D’altra parte, in molti tra gli esponenti politici hanno fiutato una sorta di “pilota automatico” per chiunque si trovasse a governare in questi anni. Un modo per legare le mani a Roma e costringerla ad attuare politiche finanche minuziosamente in linea con i desiderata europei. Un commissariamento mascherato, insomma.

Ad ogni modo, se il Pnrr non sosterrà la crescita e si limitasse a finanziare una lunga lista della spesa, la crescita dell’economia italiana non ne beneficerebbe, se non temporaneamente e in misura limitata. I vecchi mali resterebbero. Non si sarebbero affrontati i nodi infrastrutturali, gli investimenti green, in ricerca e sviluppo, per il contrasto al dissesto idrogeologico, per rinnovare la rete idrica, ecc. Il governo Draghi, che riscrisse a suo tempo gran parte del piano stilato mesi prima da Conte, non ne approfittò per destinare le risorse a queste voci di spesa. I risultati sono disarmanti: migliaia di micro-progetti senza alcun costrutto, sbriciolamento di denari pubblici per costruire musei locali, rinnovare qualche stadio e fare qualche pista ciclabile. Nulla che abbia a che vedere con la visione del Next Generation EU, basata sulla volontà di rilanciare le economie europee nel lungo periodo con una politica di investimenti accorti.

Pnrr, occasione persa con Draghi

Draghi, che fu nel 2020 l’ideologo del “debito buono”, non seppe tradurre il concetto in fatti concreti, preferendo l’armonia con i partiti che lo sostenevano in vista dell’elezione del presidente della Repubblica. Carica che gli fu negata proprio dai suoi alleati del tempo. Insomma, il Pnrr sarà quasi certamente un’occasione persa. Se fino a qualche mese fa era anatema solo pensarlo, adesso qualcuno esce allo scoperto per smentire l’eccesso di ottimismo.

Bonomi è da tempo critico, probabilmente anche perché si aspettava che il piano avrebbe favorito in maniera particolare le imprese. Invece, abbiamo una burocrazia incapace di progettare o di fare anche solo da tramite tra progettisti e finanziatore. Passano il vaglio progetti qualitativamente scadenti, il cui impatto sulle economie locali sarà nullo.

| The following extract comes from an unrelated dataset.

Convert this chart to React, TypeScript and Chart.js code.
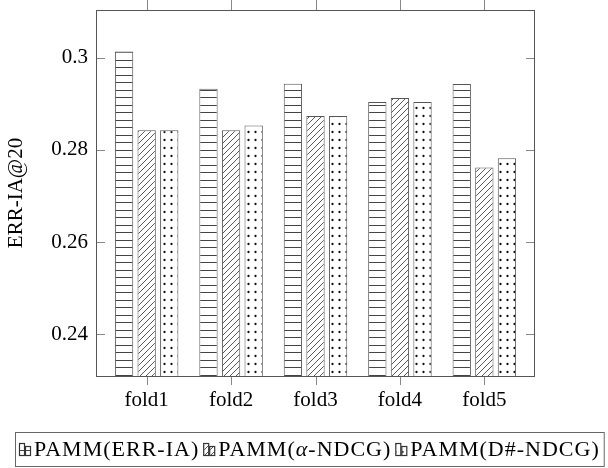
import { useEffect, useRef } from 'react';
import { Chart, registerables } from 'chart.js';

Chart.register(...registerables);

const categories = ['fold1', 'fold2', 'fold3', 'fold4', 'fold5'];
const seriesLabels = ['PAMM(ERR-IA)', 'PAMM(α-NDCG)', 'PAMM(D#-NDCG)'];
const errIA = [0.3014, 0.2933, 0.2944, 0.2904, 0.2943];
const alphaNDCG = [0.2843, 0.2843, 0.2874, 0.2913, 0.2762];
const dSharpNDCG = [0.2843, 0.2853, 0.2874, 0.2904, 0.2782];
const yTicks = [0.24, 0.26, 0.28, 0.3];
const yTickLabels = ['0.24', '0.26', '0.28', '0.3'];
const yTitle = 'ERR-IA@20';

const FONT = "'Liberation Serif', 'Times New Roman', serif";
const FS = 21;
const LFS = 22;
const FRAME = '#555';
const TICKC = '#888';
const TEXT = '#000';

function makePattern(kind: string): CanvasPattern | string {
  const c = document.createElement('canvas');
  let w = 8, h = 8;
  if (kind === 'h') { w = 8; h = 15; }
  if (kind === 'd') { w = 6; h = 6; }
  if (kind === 'o') { w = 7; h = 8; }
  c.width = w; c.height = h;
  const g = c.getContext('2d')!;
  g.fillStyle = '#fff';
  g.fillRect(0, 0, w, h);
  if (kind === 'h') {
    g.fillStyle = '#444';
    g.fillRect(0, 0, w, 1);
    g.fillRect(0, 7, w, 1);
  } else if (kind === 'd') {
    g.strokeStyle = '#444';
    g.lineWidth = 0.9;
    g.beginPath();
    g.moveTo(-1, h + 1); g.lineTo(w + 1, -1);
    g.moveTo(-1, 1); g.lineTo(1, -1);
    g.moveTo(w - 1, h + 1); g.lineTo(w + 1, h - 1);
    g.stroke();
  } else {
    g.fillStyle = '#111';
    g.beginPath();
    g.arc(3.5, 4, 1.15, 0, Math.PI * 2);
    g.fill();
  }
  const ctx = document.createElement('canvas').getContext('2d')!;
  return ctx.createPattern(c, 'repeat') || '#fff';
}

function drawRich(ctx: CanvasRenderingContext2D, text: string, x: number, y: number, draw: boolean): number {
  const parts = text.split(/(α)/);
  let cx = x;
  (ctx as any).letterSpacing = '1px';
  for (const p of parts) {
    if (!p) continue;
    ctx.font = p === 'α' ? `italic ${LFS}px ${FONT}` : `${LFS}px ${FONT}`;
    if (draw) ctx.fillText(p, cx, y);
    cx += ctx.measureText(p).width;
  }
  (ctx as any).letterSpacing = '0px';
  return cx - x;
}

const framePlugin = {
  id: 'pgfFrame',
  afterDatasetsDraw(chart: any) {
    const { ctx, chartArea: a, scales } = chart;
    ctx.save();
    ctx.lineWidth = 1;
    ctx.strokeStyle = TICKC;
    ctx.beginPath();
    for (const v of yTicks) {
      const y = Math.round(scales.y.getPixelForValue(v)) + 0.5;
      ctx.moveTo(a.left, y); ctx.lineTo(a.left + 9, y);
      ctx.moveTo(a.right, y); ctx.lineTo(a.right - 9, y);
    }
    categories.forEach((_, i) => {
      const x = Math.round(scales.x.getPixelForValue(i + 1)) + 0.5;
      ctx.moveTo(x, a.bottom); ctx.lineTo(x, a.bottom + 9);
      ctx.moveTo(x, a.top); ctx.lineTo(x, a.top - 10);
    });
    ctx.stroke();
    ctx.strokeStyle = FRAME;
    ctx.strokeRect(a.left + 0.5, a.top + 0.5, a.right - a.left - 1, a.bottom - a.top);
    ctx.restore();
  },
  afterDraw(chart: any) {
    const ctx: CanvasRenderingContext2D = chart.ctx;
    const ds = chart.data.datasets;
    ctx.save();
    ctx.textBaseline = 'middle';
    ctx.fillStyle = TEXT;
    const iconW = 12, iconGap = 3, itemGap = 4, pad = 4;
    const widths = ds.map((d: any) => iconW + iconGap + drawRich(ctx, d.label, 0, 0, false));
    const total = widths.reduce((s: number, w: number) => s + w, 0) + itemGap * (ds.length - 1) + pad * 2;
    const boxTop = chart.height - 36;
    const boxH = 34;
    const left = Math.round(309.5 - total / 2);
    ctx.strokeStyle = '#666';
    ctx.lineWidth = 1;
    ctx.strokeRect(left + 0.5, boxTop + 0.5, total, boxH);
    let x = left + pad;
    const cy = boxTop + boxH / 2 + 1;
    ds.forEach((d: any, i: number) => {
      ctx.fillStyle = d.backgroundColor;
      ctx.strokeStyle = '#333';
      ctx.lineWidth = 1.2;
      const bottom = cy + 6;
      ctx.fillRect(x + 1, bottom - 12, 4, 12);
      ctx.strokeRect(x + 0.5, bottom - 12.5, 5, 12);
      ctx.fillRect(x + 7, bottom - 9, 4, 9);
      ctx.strokeRect(x + 6.5, bottom - 9.5, 5, 9);
      ctx.fillStyle = TEXT;
      drawRich(ctx, d.label, x + iconW + iconGap, cy, true);
      x += widths[i] + itemGap;
    });
    ctx.restore();
  },
};

export default function App() {
  const ref = useRef<HTMLCanvasElement>(null);
  useEffect(() => {
    const patterns = [makePattern('h'), makePattern('d'), makePattern('o')];
    const series = [errIA, alphaNDCG, dSharpNDCG];
    const chart = new Chart(ref.current!, {
      type: 'bar',
      data: {
        datasets: series.map((s, k) => ({
          label: seriesLabels[k],
          data: s.map((v, i) => ({ x: i + 1, y: v })),
          backgroundColor: patterns[k] as any,
          borderColor: '#555',
          borderWidth: 1,
          categoryPercentage: 0.803,
          barPercentage: 0.81,
        })),
      },
      options: {
        animation: false,
        responsive: false,
        layout: { padding: { top: 10, right: 73, left: 0, bottom: 0 } },
        plugins: { legend: { display: false }, tooltip: { enabled: false } },
        scales: {
          x: {
            type: 'linear',
            offset: false,
            min: 0.4,
            max: 5.6,
            grid: { display: false, drawTicks: false },
            border: { display: false },
            afterBuildTicks: (axis: any) => { axis.ticks = categories.map((_, i) => ({ value: i + 1 })); },
            afterFit: (scale: any) => {
              scale.height = 92;
              scale.paddingLeft = 0; scale.paddingRight = 0;
            },
            ticks: {
              autoSkip: false,
              maxRotation: 0,
              padding: 12,
              color: TEXT,
              font: { family: FONT, size: FS },
              callback: (v: any) => categories[Math.round(Number(v)) - 1] ?? '',
            },
          },
          y: {
            type: 'linear',
            min: 0.2309,
            max: 0.3104,
            beginAtZero: false,
            grid: { display: false, drawTicks: false },
            border: { display: false },
            afterBuildTicks: (axis: any) => { axis.ticks = yTicks.map((v) => ({ value: v })); },
            afterFit: (scale: any) => {
              scale.width = 96;
              scale.paddingTop = 0; scale.paddingBottom = 0;
            },
            title: {
              display: true,
              text: yTitle,
              color: TEXT,
              font: { family: FONT, size: FS },
              padding: { top: 4, bottom: 0 },
            },
            ticks: {
              padding: 8,
              color: TEXT,
              font: { family: FONT, size: FS },
              callback: (_v: any, i: number) => yTickLabels[i],
            },
          },
        },
      },
      plugins: [framePlugin],
    });
    return () => chart.destroy();
  }, []);
  return (
    <div style={{ position: 'absolute', left: 0, top: 0, width: 608, height: 468, background: '#fff' }}>
      <canvas ref={ref} width={608} height={468} style={{ display: 'block' }} />
    </div>
  );
}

Il debito pubblico può essere volano di sviluppo se serve a potenziare la crescita del PIL. Solo in quel caso si ripagherebbe e si porrebbero le basi per una sua riduzione proprio rispetto al PIL. Viceversa, sarebbe destinato solo ad accrescere la spesa per interessi, cioè i costi a carico dei contribuenti. E un Pnrr varato in modo così frettoloso e senza visione va in questa seconda direzione.